A Postcolonial Investigation of Desiring Homegrown Dating Apps in Contemporary India
About
This research develops an interdisciplinary framework informed by postcolonialism and media studies to investigate how Western dating apps are (re)appropriated in the Indian context and how traditional Indian cultural values are embedded in the design of homegrown dating apps. The study will look at the online dating apps in Indian technological culture – taking factors like gender, religion, caste, and class into account and examine how these factors formalize (or not) societal inequalities, specifically for users in regional cities. Building on adjacent studies of dating apps that have been conducted from postcolonial perspectives (Cabañes and Collantes, 2020; Cabalquinto and Soriano, 2020; Das, 2021, Madan & Jain, 2019; Chakraborty, 2019; Nair & K, 2020), this project aims to foreground the transition that the emerging homegrown dating apps are generating in smaller towns by adopting Western elements of dating to carve out a market share.

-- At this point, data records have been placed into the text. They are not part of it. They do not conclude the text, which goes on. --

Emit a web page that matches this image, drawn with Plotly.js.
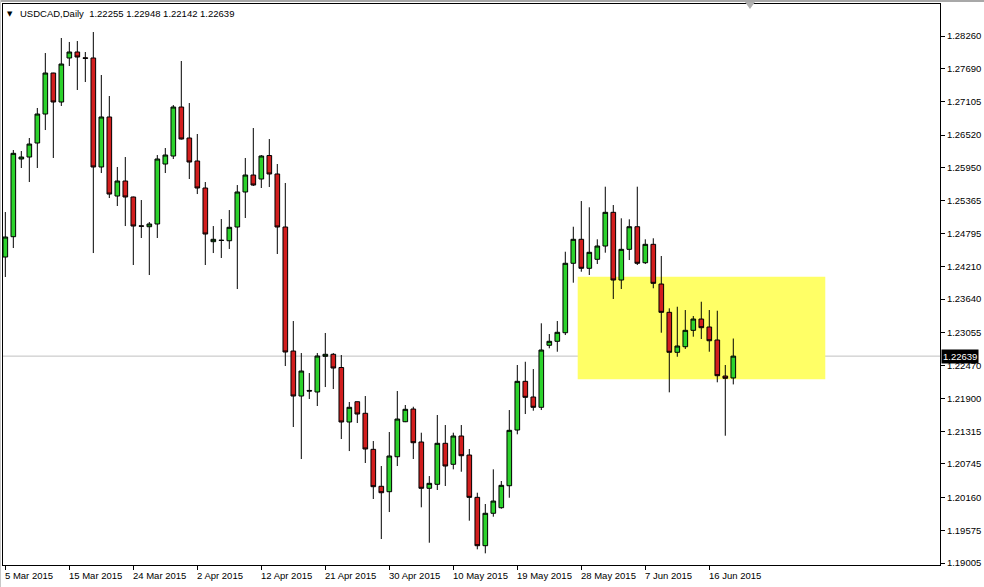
<!DOCTYPE html>
<html>
<head>
<meta charset="utf-8">
<script src="https://cdn.plot.ly/plotly-3.0.1.min.js"></script>
<style>
  html, body { margin:0; padding:0; background:#ffffff; }
  #wrap { position:relative; width:984px; height:587px; overflow:hidden; }
  #chart { position:absolute; left:0; top:0; width:984px; height:587px; }
  .edgeTop { position:absolute; left:0; top:0; width:984px; height:2px; background:#a8a8a8; }
  .edgeLeft { position:absolute; left:0; top:0; width:1px; height:587px; background:#c8c8c8; }
</style>
</head>
<body>
<div id="wrap">
  <div id="chart"></div>
  <div class="edgeTop"></div>
  <div class="edgeLeft"></div>
</div>
<script>
// USDCAD daily bars (5 Mar 2015 .. 19 Jun 2015), one entry per bar
const opens = [
  1.24379, 1.24736, 1.26100, 1.26135, 1.26381, 1.26890, 1.27610, 1.27101, 1.27874, 1.27979,
  1.27877, 1.27874, 1.25960, 1.26838, 1.25450, 1.25714, 1.25433, 1.24926, 1.24911, 1.24959,
  1.26012, 1.26153, 1.27013, 1.26469, 1.26065, 1.25591, 1.24648, 1.24675, 1.24665, 1.24906,
  1.25521, 1.25819, 1.25749, 1.26161, 1.25837, 1.24906, 1.22728, 1.21938, 1.22036, 1.22009,
  1.22635, 1.22671, 1.22439, 1.21482, 1.21838, 1.21635, 1.21002, 1.20353, 1.20258, 1.20872,
  1.21487, 1.21710, 1.21131, 1.20318, 1.20388, 1.21108, 1.20739, 1.21236, 1.20902, 1.20159,
  1.19310, 1.19879, 1.19977, 1.20363, 1.21341, 1.22196, 1.21921, 1.21740, 1.22829, 1.22899,
  1.23050, 1.24269, 1.24690, 1.24181, 1.24339, 1.24572, 1.25164, 1.23975, 1.24514, 1.24911,
  1.24279, 1.24602, 1.23905, 1.23408, 1.22706, 1.22804, 1.23092, 1.23290, 1.23150, 1.22922,
  1.22289, 1.22255
];
const highs = [
  1.25169, 1.26258, 1.26240, 1.26469, 1.26996, 1.27961, 1.27614, 1.28225, 1.28155, 1.28172,
  1.27979, 1.28330, 1.27575, 1.27206, 1.25960, 1.26135, 1.25440, 1.25380, 1.24994, 1.26170,
  1.26293, 1.27048, 1.27821, 1.27083, 1.26539, 1.25696, 1.24923, 1.25046, 1.25204, 1.25643,
  1.26118, 1.26644, 1.26170, 1.26451, 1.26012, 1.25679, 1.23255, 1.22693, 1.22342, 1.22693,
  1.23045, 1.22693, 1.22658, 1.21833, 1.21841, 1.21938, 1.21148, 1.20709, 1.21306, 1.22026,
  1.21780, 1.21750, 1.21294, 1.20533, 1.21605, 1.21429, 1.21294, 1.21429, 1.21008, 1.20240,
  1.20042, 1.20651, 1.20446, 1.21692, 1.22483, 1.22540, 1.22412, 1.23215, 1.23027, 1.23255,
  1.24472, 1.24911, 1.25362, 1.25252, 1.24690, 1.25614, 1.25292, 1.25059, 1.25041, 1.25614,
  1.24690, 1.24708, 1.24397, 1.23478, 1.23506, 1.23448, 1.23343, 1.23594, 1.23448, 1.23436,
  1.22483, 1.22948
];
const lows = [
  1.24028, 1.24537, 1.25942, 1.25696, 1.25942, 1.26609, 1.26118, 1.27031, 1.27733, 1.27312,
  1.27452, 1.24449, 1.25854, 1.25415, 1.25275, 1.24923, 1.24239, 1.24713, 1.24063, 1.24713,
  1.25854, 1.26100, 1.26442, 1.25749, 1.25485, 1.24239, 1.24449, 1.24362, 1.24520, 1.23817,
  1.25064, 1.25626, 1.25591, 1.25608, 1.24432, 1.22465, 1.21394, 1.20832, 1.21886, 1.21763,
  1.22096, 1.22061, 1.21183, 1.20972, 1.21464, 1.20762, 1.20130, 1.19427, 1.19901, 1.20709,
  1.21480, 1.20832, 1.19984, 1.19362, 1.20288, 1.20358, 1.20651, 1.20609, 1.19749, 1.19246,
  1.19176, 1.19819, 1.19959, 1.20152, 1.21266, 1.21622, 1.21680, 1.21692, 1.22776, 1.22716,
  1.23009, 1.23928, 1.24121, 1.24063, 1.24256, 1.24455, 1.23642, 1.23817, 1.24326, 1.24239,
  1.24256, 1.23830, 1.23050, 1.22003, 1.22628, 1.22764, 1.22980, 1.22939, 1.22716, 1.22179,
  1.21241, 1.22142
];
const closes = [
  1.24730, 1.26200, 1.26135, 1.26363, 1.26890, 1.27610, 1.27101, 1.27768, 1.27979, 1.27891,
  1.27868, 1.25960, 1.26838, 1.25485, 1.25714, 1.25433, 1.24923, 1.24920, 1.24959, 1.26100,
  1.26170, 1.27013, 1.26451, 1.26047, 1.25591, 1.24783, 1.24690, 1.24670, 1.24901, 1.25521,
  1.25819, 1.25643, 1.26153, 1.25837, 1.24906, 1.22711, 1.21938, 1.22377, 1.22026, 1.22641,
  1.22671, 1.22430, 1.21482, 1.21740, 1.21622, 1.21008, 1.20346, 1.20240, 1.20885, 1.21534,
  1.21705, 1.21118, 1.20318, 1.20405, 1.21108, 1.20709, 1.21236, 1.20890, 1.20159, 1.19310,
  1.19879, 1.20094, 1.20370, 1.21336, 1.22196, 1.21915, 1.21740, 1.22746, 1.22899, 1.23057,
  1.24269, 1.24690, 1.24181, 1.24462, 1.24572, 1.25164, 1.23975, 1.24514, 1.24911, 1.24269,
  1.24602, 1.23917, 1.23408, 1.22706, 1.22816, 1.23092, 1.23290, 1.23138, 1.22909, 1.22295,
  1.22249, 1.22639
];

// time axis labels (bar number -> label)
const tickBars  = [0, 8, 16, 24, 32, 40, 48, 56, 64, 72, 80, 88];
const tickTexts = ['5 Mar 2015', '15 Mar 2015', '24 Mar 2015', '2 Apr 2015', '12 Apr 2015',
                   '21 Apr 2015', '30 Apr 2015', '10 May 2015', '19 May 2015', '28 May 2015',
                   '7 Jun 2015', '16 Jun 2015'];

// price scale labels
const priceTicks = [1.28260, 1.27690, 1.27105, 1.26520, 1.25950, 1.25365, 1.24795, 1.24210,
                    1.23640, 1.23055, 1.22470, 1.21900, 1.21315, 1.20745, 1.20160, 1.19575, 1.19005];

// highlighted zone (bar range and price range) and current price
const zoneBars   = [71.55, 102.5];
const zonePrices = [1.22232, 1.24033];
const lastPrice  = 1.22639;
const symbolText = 'USDCAD,Daily&nbsp; 1.22255 1.22948 1.22142 1.22639';

const bars = opens.map((_, i) => i);
const FONT = 'Liberation Sans, Arial, sans-serif';

const trace = {
  type: 'candlestick',
  x: bars, open: opens, high: highs, low: lows, close: closes,
  increasing: { fillcolor: '#2cd22c', line: { color: '#000000', width: 1 } },
  decreasing: { fillcolor: '#d21e1e', line: { color: '#000000', width: 1 } },
  whiskerwidth: 0,
  hoverinfo: 'skip'
};

const annotations = tickBars.map((b, i) => ({
  x: b, xref: 'x', y: 0, yref: 'paper',
  xanchor: 'left', yanchor: 'top', xshift: -2, yshift: -3,
  text: tickTexts[i], showarrow: false,
  font: { family: FONT, size: 9.5, color: '#000000' }
}));

annotations.push({
  x: 0.0075, xref: 'paper', y: 1, yref: 'paper', xanchor: 'center', yanchor: 'top', yshift: -4,
  text: '▼', showarrow: false, font: { family: 'DejaVu Sans', size: 7, color: '#000000' }
});
annotations.push({
  x: 0.0165, xref: 'paper', y: 1, yref: 'paper', xanchor: 'left', yanchor: 'top', yshift: -2,
  text: symbolText, showarrow: false, font: { family: FONT, size: 9.5, color: '#000000' }
});
annotations.push({
  x: 1, xref: 'paper', y: lastPrice, yref: 'y', xanchor: 'left', yanchor: 'middle', xshift: 1,
  text: lastPrice.toFixed(5), showarrow: false, bgcolor: '#000000', borderpad: 1,
  font: { family: FONT, size: 9.5, color: '#ffffff' }
});

const layout = {
  width: 984, height: 587,
  margin: { l: 3, r: 44, t: 4, b: 22, pad: 0 },
  paper_bgcolor: '#ffffff', plot_bgcolor: '#ffffff',
  showlegend: false,
  boxgap: 0.42, boxgroupgap: 0,
  xaxis: {
    range: [-0.29, 116.84], fixedrange: true,
    rangeslider: { visible: false },
    showgrid: false, zeroline: false,
    showline: true, mirror: true, linecolor: '#000000', linewidth: 1,
    tickmode: 'array', tickvals: tickBars, showticklabels: false,
    ticks: 'outside', ticklen: 4, tickcolor: '#000000', tickwidth: 1
  },
  yaxis: {
    side: 'right',
    range: [1.18971, 1.28822], fixedrange: true,
    showgrid: false, zeroline: false,
    showline: true, mirror: true, linecolor: '#000000', linewidth: 1,
    tickmode: 'array', tickvals: priceTicks,
    ticktext: priceTicks.map(v => v.toFixed(5)),
    ticks: 'outside', ticklen: 4, tickcolor: '#000000', tickwidth: 1,
    tickfont: { family: FONT, size: 9.5, color: '#000000' }
  },
  shapes: [
    { type: 'rect', xref: 'x', yref: 'y', layer: 'below',
      x0: zoneBars[0], x1: zoneBars[1], y0: zonePrices[0], y1: zonePrices[1],
      fillcolor: '#ffff66', line: { width: 0 } },
    { type: 'line', xref: 'paper', yref: 'y', layer: 'below',
      x0: 0, x1: 1, y0: lastPrice, y1: lastPrice,
      line: { color: '#c0c0c0', width: 1 } },
    { type: 'path', xref: 'paper', yref: 'paper',
      path: 'M 0.7919 1.0036 L 0.8026 1.0036 L 0.7972 0.9911 Z',
      fillcolor: '#b0b0b0', line: { width: 0 } }
  ],
  annotations: annotations
};

Plotly.newPlot('chart', [trace], layout, { staticPlot: true, displayModeBar: false });
</script>
</body>
</html>
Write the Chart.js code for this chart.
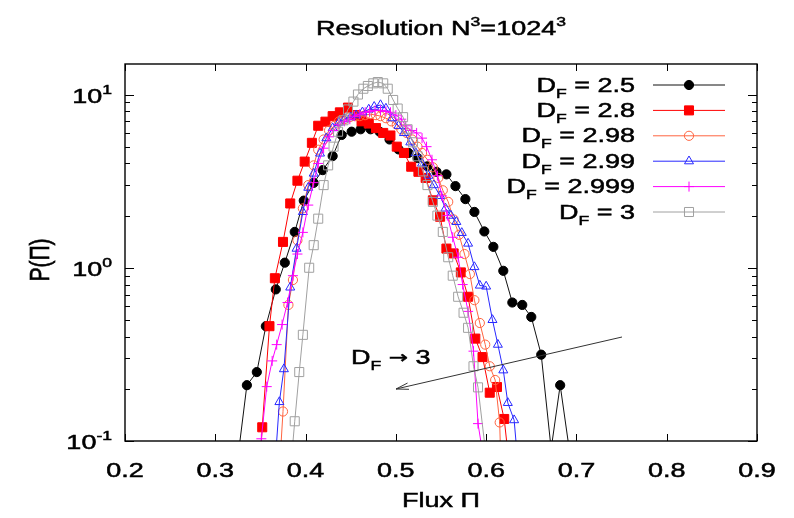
<!DOCTYPE html>
<html>
<head>
<meta charset="utf-8">
<script src="https://cdn.jsdelivr.net/npm/chart.js@4.4.0/dist/chart.umd.min.js"></script>
<style>
html, body { margin: 0; padding: 0; background: #fff; overflow: hidden; }
canvas { display: block; }
</style>
</head>
<body>
<canvas id="fluxChart" width="794" height="518"></canvas>
<script>
// values
const legendLabels = ['2.5', '2.8', '2.98', '2.99', '2.999', '3'];
const xTicks = [0.2, 0.3, 0.4, 0.5, 0.6, 0.7, 0.8, 0.9];
const yTicks = [0.1, 1, 10];
const yExponents = ['-1', '0', '1'];

const flux25 = [0.325,0.335,0.346,0.356,0.367,0.377,0.388,0.398,0.409,0.419,0.430,0.440,0.451,0.461,0.472,0.482,0.493,0.503,0.514,0.524,0.535,0.545,0.556,0.566,0.577,0.587,0.598,0.608,0.619,0.629,0.640,0.650,0.661,0.672,0.682,0.692];
const prob25 = [0.08,0.21,0.25,0.46,0.75,1.07,1.61,2.44,3.09,3.66,4.41,5.84,6.1,6.3,6.3,6.1,5.5,4.82,4.6,4.3,3.85,3.58,3.46,2.96,2.49,2.1,1.62,1.32,0.96,0.63,0.61,0.52,0.315,0.09,0.21,0.09];

const flux28 = [0.343,0.352,0.360,0.366,0.375,0.383,0.391,0.399,0.407,0.414,0.422,0.430,0.438,0.447,0.455,0.462,0.470,0.478,0.486,0.494,0.501,0.509,0.517,0.525,0.533,0.541,0.549,0.556,0.564,0.572,0.580,0.588,0.596,0.604,0.612,0.620,0.629];
const prob28 = [0.02,0.12,0.46,0.87,1.41,2.35,3.18,4.1,5.26,6.6,6.97,7.5,7.89,8.4,7.6,7.0,6.8,6.4,6.0,5.8,5.0,4.6,3.83,3.58,3.3,2.45,1.97,1.29,1.21,0.94,0.68,0.39,0.305,0.19,0.205,0.134,0.05];

const flux298 = [0.369,0.375,0.381,0.386,0.391,0.397,0.403,0.409,0.414,0.420,0.426,0.432,0.437,0.443,0.449,0.455,0.460,0.466,0.472,0.478,0.483,0.489,0.495,0.501,0.506,0.512,0.518,0.524,0.529,0.535,0.541,0.547,0.552,0.558,0.564,0.570,0.576,0.582,0.587,0.593,0.599,0.604,0.610,0.615,0.621];
const prob298 = [0.045,0.148,0.61,0.85,1.44,2.2,3.0,3.9,4.8,5.5,6.2,6.6,7.0,7.2,7.4,7.5,7.5,7.6,7.7,7.6,7.5,7.3,7.0,6.7,6.3,6.0,5.5,5.0,4.6,4.2,3.8,3.3,2.8,2.4,1.9,1.55,1.2,0.92,0.65,0.48,0.36,0.27,0.225,0.128,0.01];

const flux299 = [0.364,0.371,0.376,0.383,0.390,0.397,0.403,0.409,0.416,0.423,0.430,0.437,0.443,0.450,0.456,0.463,0.470,0.476,0.483,0.489,0.496,0.503,0.509,0.516,0.522,0.529,0.536,0.542,0.549,0.555,0.561,0.567,0.573,0.580,0.587,0.593,0.600,0.607,0.613,0.619,0.624,0.631,0.638];
const prob299 = [0.05,0.168,0.26,0.77,1.29,2.1,2.9,3.5,4.57,5.6,6.4,6.9,7.2,7.4,7.6,7.9,8.2,8.5,8.7,8.3,7.3,6.6,6.0,5.3,4.6,4.0,3.4,3.0,2.6,2.2,2.0,1.84,1.59,1.38,1.01,0.79,0.78,0.5,0.36,0.256,0.166,0.132,0.05];

const flux2999 = [0.345,0.351,0.357,0.363,0.368,0.374,0.380,0.386,0.391,0.397,0.403,0.409,0.414,0.420,0.426,0.431,0.437,0.443,0.449,0.454,0.460,0.466,0.471,0.477,0.483,0.489,0.494,0.500,0.506,0.511,0.517,0.523,0.529,0.534,0.540,0.546,0.551,0.557,0.563,0.569,0.574,0.580,0.586,0.591,0.597];
const prob2999 = [0.03,0.103,0.206,0.29,0.36,0.47,0.63,0.9,1.2,1.6,2.3,3.1,4.0,4.9,5.7,6.2,6.7,7.0,7.2,7.5,7.7,7.9,8.0,8.1,8.1,8.0,7.9,7.6,7.2,6.6,6.2,6.0,5.6,5.0,4.2,3.4,2.6,2.0,1.5,1.15,0.8,0.56,0.33,0.126,0.08];

const flux3 = [0.383,0.388,0.393,0.397,0.404,0.409,0.414,0.420,0.425,0.431,0.436,0.442,0.447,0.453,0.458,0.464,0.469,0.475,0.480,0.486,0.491,0.497,0.502,0.508,0.513,0.519,0.524,0.530,0.535,0.541,0.546,0.552,0.558,0.563,0.569,0.575,0.580,0.586,0.591,0.599];
const prob3 = [0.065,0.13,0.25,0.41,1.0,1.35,1.92,3.0,3.9,5.0,6.1,7.1,8.2,9.1,10.0,10.8,11.2,11.6,11.8,11.6,10.8,9.3,8.3,7.4,6.3,5.3,4.4,3.6,3.0,2.4,2.0,1.61,1.15,0.9,0.68,0.55,0.45,0.27,0.204,0.09];

const seriesX = [flux25, flux28, flux298, flux299, flux2999, flux3];
const seriesY = [prob25, prob28, prob298, prob299, prob2999, prob3];
const lineColors = ['#111111', '#ff0000', '#ff6440', '#2828ff', '#ff00ff', '#a0a0a0'];
const fillColors = ['#000000', '#ff0000', 'rgba(0,0,0,0)', 'rgba(0,0,0,0)', '#ff00ff', 'rgba(0,0,0,0)'];
const markers = ['circle', 'rect', 'circle', 'triangle', 'cross', 'rect'];
const markerSize = [4.6, 6.4, 4.6, 5.2, 5, 6.4];

const textFont = '"Liberation Sans", Arial, sans-serif';
const stretch = 1.35;

// draws text pieces (normal, sub, superscript) with the horizontal stretch of the source image
function drawRun(ctx, parts, x, y, align) {
    let total = 0;
    parts.forEach(p => {
        ctx.font = p[1] + 'px ' + (p[3] || textFont);
        total += ctx.measureText(p[0]).width * stretch;
    });
    let cx = align === 'right' ? x - total : (align === 'center' ? x - total / 2 : x);
    parts.forEach(p => {
        ctx.font = p[1] + 'px ' + (p[3] || textFont);
        const w = ctx.measureText(p[0]).width * stretch;
        ctx.save();
        ctx.translate(cx, y + p[2]);
        ctx.scale(stretch, 1);
        ctx.lineWidth = 0.5;
        ctx.strokeStyle = ctx.fillStyle;
        ctx.fillText(p[0], 0, 0);
        ctx.strokeText(p[0], 0, 0);
        ctx.restore();
        cx += w;
    });
}

const datasets = seriesX.map((xs, i) => ({
    label: 'D_F = ' + legendLabels[i],
    data: xs.map((x, j) => ({ x: x, y: seriesY[i][j] })),
    showLine: true,
    borderColor: lineColors[i],
    backgroundColor: fillColors[i],
    borderWidth: 1,
    pointStyle: markers[i],
    pointRadius: markerSize[i],
    pointBorderColor: i === 0 ? '#000000' : lineColors[i],
    pointBackgroundColor: fillColors[i],
    pointBorderWidth: 1,
    tension: 0,
    order: 5 - i
}));

const gnuplotDecor = {
    id: 'gnuplotDecor',
    afterDraw(chart) {
        const ctx = chart.ctx;
        const area = chart.chartArea;
        const xs = chart.scales.x;
        const ys = chart.scales.y;
        ctx.save();
        ctx.fillStyle = '#000';
        ctx.strokeStyle = '#000';
        ctx.textBaseline = 'alphabetic';
        ctx.textAlign = 'left';

        // frame
        ctx.lineWidth = 1.4;
        ctx.strokeRect(area.left, area.top, area.right - area.left, area.bottom - area.top);

        // ticks inside the frame
        ctx.lineWidth = 1;
        ctx.beginPath();
        xTicks.forEach(v => {
            const px = Math.round(xs.getPixelForValue(v)) + 0.5;
            ctx.moveTo(px, area.bottom); ctx.lineTo(px, area.bottom - 7);
            ctx.moveTo(px, area.top); ctx.lineTo(px, area.top + 7);
        });
        yTicks.forEach(v => {
            const py = Math.round(ys.getPixelForValue(v)) + 0.5;
            ctx.moveTo(area.left, py); ctx.lineTo(area.left + 9, py);
            ctx.moveTo(area.right, py); ctx.lineTo(area.right - 9, py);
            for (let k = 2; k <= 9; k++) {
                const m = v * k;
                if (m > ys.max) break;
                const pm = Math.round(ys.getPixelForValue(m)) + 0.5;
                ctx.moveTo(area.left, pm); ctx.lineTo(area.left + 5, pm);
                ctx.moveTo(area.right, pm); ctx.lineTo(area.right - 5, pm);
            }
        });
        ctx.stroke();

        // tick labels
        xTicks.forEach(v => {
            drawRun(ctx, [[v.toFixed(1), 20, 0]], xs.getPixelForValue(v), 477, 'center');
        });
        yTicks.forEach((v, i) => {
            const py = ys.getPixelForValue(v);
            drawRun(ctx, [['10', 20, 0], [yExponents[i], 13, -9]], 112, py + 8, 'right');
        });

        // title and axis titles
        const midX = (area.left + area.right) / 2;
        drawRun(ctx, [['Resolution N', 20, 0], ['3', 13, -9], ['=1024', 20, 0], ['3', 13, -9]], midX, 35, 'center');
        drawRun(ctx, [['Flux \u03A0', 20, 0]], midX, 507, 'center');
        ctx.save();
        ctx.translate(40, 260);
        ctx.scale(stretch, 1);
        ctx.rotate(-Math.PI / 2);
        ctx.font = '21px ' + textFont;
        ctx.textAlign = 'center';
        ctx.lineWidth = 0.5;
        ctx.fillText('P(\u03A0)', 0, 7);
        ctx.strokeText('P(\u03A0)', 0, 7);
        ctx.restore();

        // legend in the upper right corner
        chart.data.datasets.forEach((ds, i) => {
            const yc = 84.5 + i * 25.4;
            ctx.fillStyle = '#000';
            drawRun(ctx, [['D', 20, 0], ['F', 13, 6], [' = ' + legendLabels[i], 20, 0]], 635, yc + 7, 'right');
            ctx.strokeStyle = ds.borderColor;
            ctx.lineWidth = 1;
            ctx.beginPath();
            ctx.moveTo(653, yc + 0.5);
            ctx.lineTo(725, yc + 0.5);
            ctx.stroke();
            ctx.fillStyle = ds.pointBackgroundColor;
            ctx.strokeStyle = ds.pointBorderColor;
            Chart.helpers.drawPoint(ctx, { pointStyle: ds.pointStyle, radius: ds.pointRadius, borderWidth: 1, rotation: 0 }, 689, yc + 0.5);
        });

        // annotation with arrow
        ctx.fillStyle = '#000';
        drawRun(ctx, [['D', 20, 0], ['F', 13, 6], [' ', 20, 0], ['\u2192', 17, -1, '"DejaVu Sans", sans-serif'], [' 3', 20, 0]], 351, 364, 'left');
        ctx.strokeStyle = '#333';
        ctx.lineWidth = 1;
        const ax0 = 622, ay0 = 337, ax1 = 396, ay1 = 389;
        const ang = Math.atan2(ay1 - ay0, ax1 - ax0);
        ctx.beginPath();
        ctx.moveTo(ax0, ay0);
        ctx.lineTo(ax1, ay1);
        ctx.moveTo(ax1 + 13 * Math.cos(ang + Math.PI - 0.25), ay1 + 13 * Math.sin(ang + Math.PI - 0.25));
        ctx.lineTo(ax1, ay1);
        ctx.lineTo(ax1 + 13 * Math.cos(ang + Math.PI + 0.25), ay1 + 13 * Math.sin(ang + Math.PI + 0.25));
        ctx.stroke();
        ctx.restore();
    }
};

new Chart(document.getElementById('fluxChart').getContext('2d'), {
    type: 'scatter',
    data: { datasets: datasets },
    options: {
        responsive: false,
        animation: false,
        layout: { padding: { left: 125, right: 37, top: 64, bottom: 77 } },
        scales: {
            x: { type: 'linear', display: false, min: 0.2, max: 0.9 },
            y: { type: 'logarithmic', display: false, min: 0.1, max: 15 }
        },
        plugins: {
            legend: { display: false },
            title: { display: false },
            tooltip: { enabled: false }
        }
    },
    plugins: [gnuplotDecor]
});
</script>
</body>
</html>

By situating this project within the media tech industry in India, this research will also foreground how techno/data colonialism (Simmons, 2015; Couldry and Meijas, 2019; Singh, 2021) is rooted in the context of longstanding technological imbalances of power between the relationship of the West and the non-West and why forming online relationships is still viewed as taboo within the dating app ecosystem in India. While a large number of studies on dating apps focus on user experiences and app interface dynamics within the Western world, I situate my analysis in contemporary India to demonstrate a nuanced understanding of how online dating apps are marketed and reformulated by local vernaculars to suit the nation’s cultural tastes in defining something as special as ‘love’. The research will adopt a qualitative methodology to provide a complex picture of online dating in India where traditional values and power relationships in romance and coupling are being redefined.
The current growth of digital technologies in India begs the question of how these issues should be tackled in the first place – a nation where people often use these technologies in substantially different ways to adapt to local constraints without knowing how their data is gathered, used, shared, or even stored. In an attempt to properly construe contemporary data relations through the lens of postcolonial and media studies framework, the present study of homegrown dating apps will allow me to interrogate the ‘colonialism’ of big West tech companies that drive the development and acceptance of digital technologies in our lives. Data colonialism as a concept allows this study to take important reminders into account – that postcolonialism and media studies represent significant sources for appreciating the long durée of a complex interaction of how post-colonies like India fit into the contemporary consumerist media economy, where “media spaces are extremely heterogeneous and access to them by diverse populations is grossly unequal” (Shome, 2017).